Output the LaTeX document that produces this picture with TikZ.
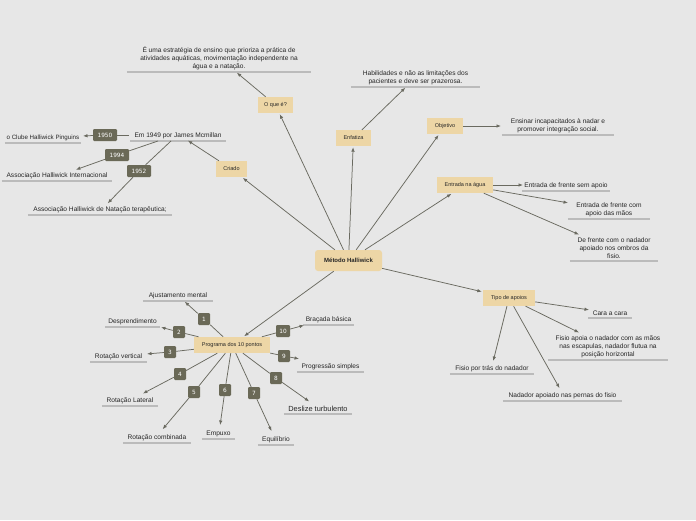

- - -

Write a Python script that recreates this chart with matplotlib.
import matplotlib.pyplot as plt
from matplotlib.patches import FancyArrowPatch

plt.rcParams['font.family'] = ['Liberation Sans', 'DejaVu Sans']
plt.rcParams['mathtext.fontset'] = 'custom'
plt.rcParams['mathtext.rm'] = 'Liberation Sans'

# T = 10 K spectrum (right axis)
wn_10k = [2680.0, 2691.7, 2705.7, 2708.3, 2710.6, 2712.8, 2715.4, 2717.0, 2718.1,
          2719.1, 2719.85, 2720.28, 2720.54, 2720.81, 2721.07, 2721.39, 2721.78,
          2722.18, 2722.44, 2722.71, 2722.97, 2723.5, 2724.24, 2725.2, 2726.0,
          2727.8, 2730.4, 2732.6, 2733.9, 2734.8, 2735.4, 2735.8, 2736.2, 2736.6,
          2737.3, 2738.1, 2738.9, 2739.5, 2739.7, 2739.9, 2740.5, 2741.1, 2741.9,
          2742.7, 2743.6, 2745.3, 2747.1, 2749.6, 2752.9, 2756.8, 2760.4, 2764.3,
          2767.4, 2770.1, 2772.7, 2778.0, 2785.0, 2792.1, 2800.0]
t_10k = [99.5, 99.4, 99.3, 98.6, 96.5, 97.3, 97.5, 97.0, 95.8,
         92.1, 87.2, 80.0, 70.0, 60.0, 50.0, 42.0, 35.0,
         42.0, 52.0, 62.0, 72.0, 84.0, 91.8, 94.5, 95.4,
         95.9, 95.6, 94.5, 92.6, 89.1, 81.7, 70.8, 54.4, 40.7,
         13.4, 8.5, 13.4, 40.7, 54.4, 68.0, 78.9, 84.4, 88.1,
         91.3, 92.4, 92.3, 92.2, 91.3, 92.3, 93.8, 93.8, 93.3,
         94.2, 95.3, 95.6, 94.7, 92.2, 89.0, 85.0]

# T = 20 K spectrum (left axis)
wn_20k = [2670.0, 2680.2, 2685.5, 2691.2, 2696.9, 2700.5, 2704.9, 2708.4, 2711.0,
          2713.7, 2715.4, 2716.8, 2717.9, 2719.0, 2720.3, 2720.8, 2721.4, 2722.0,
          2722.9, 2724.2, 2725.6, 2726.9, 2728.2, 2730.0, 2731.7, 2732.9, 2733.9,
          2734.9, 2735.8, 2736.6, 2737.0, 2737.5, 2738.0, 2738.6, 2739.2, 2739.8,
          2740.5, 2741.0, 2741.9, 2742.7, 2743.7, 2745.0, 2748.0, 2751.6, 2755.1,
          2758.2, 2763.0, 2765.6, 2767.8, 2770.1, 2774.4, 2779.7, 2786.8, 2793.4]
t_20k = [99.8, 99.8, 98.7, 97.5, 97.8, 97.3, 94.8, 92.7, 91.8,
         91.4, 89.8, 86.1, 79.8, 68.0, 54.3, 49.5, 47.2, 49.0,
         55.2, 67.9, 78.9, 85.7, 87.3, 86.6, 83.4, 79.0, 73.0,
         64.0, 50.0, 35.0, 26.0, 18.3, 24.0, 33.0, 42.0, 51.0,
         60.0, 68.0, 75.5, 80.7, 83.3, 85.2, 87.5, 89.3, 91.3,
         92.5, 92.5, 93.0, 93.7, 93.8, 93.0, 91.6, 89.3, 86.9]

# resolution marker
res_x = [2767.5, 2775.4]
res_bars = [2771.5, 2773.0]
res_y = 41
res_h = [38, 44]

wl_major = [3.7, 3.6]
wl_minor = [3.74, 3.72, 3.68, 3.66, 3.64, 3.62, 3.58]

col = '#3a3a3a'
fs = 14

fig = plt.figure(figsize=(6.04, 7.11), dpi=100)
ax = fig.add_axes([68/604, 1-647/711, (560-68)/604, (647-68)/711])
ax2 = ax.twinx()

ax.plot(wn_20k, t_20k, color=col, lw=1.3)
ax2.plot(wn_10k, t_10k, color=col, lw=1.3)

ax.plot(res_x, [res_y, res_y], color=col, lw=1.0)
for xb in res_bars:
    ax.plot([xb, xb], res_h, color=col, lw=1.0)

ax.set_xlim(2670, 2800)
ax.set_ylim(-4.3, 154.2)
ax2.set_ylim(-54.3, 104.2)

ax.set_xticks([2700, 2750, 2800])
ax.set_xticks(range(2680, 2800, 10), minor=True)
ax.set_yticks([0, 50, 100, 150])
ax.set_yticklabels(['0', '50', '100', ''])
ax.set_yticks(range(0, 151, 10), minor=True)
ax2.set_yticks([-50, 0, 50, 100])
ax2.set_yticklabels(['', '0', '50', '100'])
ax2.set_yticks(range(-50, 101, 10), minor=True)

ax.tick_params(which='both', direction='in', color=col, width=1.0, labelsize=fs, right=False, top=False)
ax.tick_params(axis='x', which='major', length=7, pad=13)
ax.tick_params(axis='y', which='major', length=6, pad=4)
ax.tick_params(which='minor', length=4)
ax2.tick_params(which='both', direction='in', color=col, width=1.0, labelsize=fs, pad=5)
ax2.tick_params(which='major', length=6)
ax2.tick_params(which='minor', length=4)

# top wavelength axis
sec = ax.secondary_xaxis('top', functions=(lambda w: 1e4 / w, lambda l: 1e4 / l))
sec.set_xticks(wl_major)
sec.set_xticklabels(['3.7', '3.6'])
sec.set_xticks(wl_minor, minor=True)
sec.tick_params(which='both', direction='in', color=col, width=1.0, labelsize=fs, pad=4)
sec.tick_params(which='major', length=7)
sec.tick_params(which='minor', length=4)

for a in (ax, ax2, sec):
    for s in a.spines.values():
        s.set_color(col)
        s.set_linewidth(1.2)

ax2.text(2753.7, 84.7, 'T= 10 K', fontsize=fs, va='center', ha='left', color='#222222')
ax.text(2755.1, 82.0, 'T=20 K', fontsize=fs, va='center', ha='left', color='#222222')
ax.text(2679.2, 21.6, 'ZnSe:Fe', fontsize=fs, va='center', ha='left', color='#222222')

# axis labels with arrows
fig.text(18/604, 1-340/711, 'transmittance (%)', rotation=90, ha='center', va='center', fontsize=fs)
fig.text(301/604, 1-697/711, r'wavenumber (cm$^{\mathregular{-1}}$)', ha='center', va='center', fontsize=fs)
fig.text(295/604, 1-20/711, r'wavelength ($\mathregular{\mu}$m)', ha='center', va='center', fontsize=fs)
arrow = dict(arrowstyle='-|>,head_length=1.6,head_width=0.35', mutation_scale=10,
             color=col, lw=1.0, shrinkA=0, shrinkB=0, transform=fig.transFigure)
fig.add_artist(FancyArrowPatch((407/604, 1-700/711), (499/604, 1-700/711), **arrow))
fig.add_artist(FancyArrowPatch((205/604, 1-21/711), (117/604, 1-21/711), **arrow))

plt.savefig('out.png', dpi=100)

- - -

*The exercise*
Give the number of lines where the string "this" occurs, without any further text.

*Answer*
2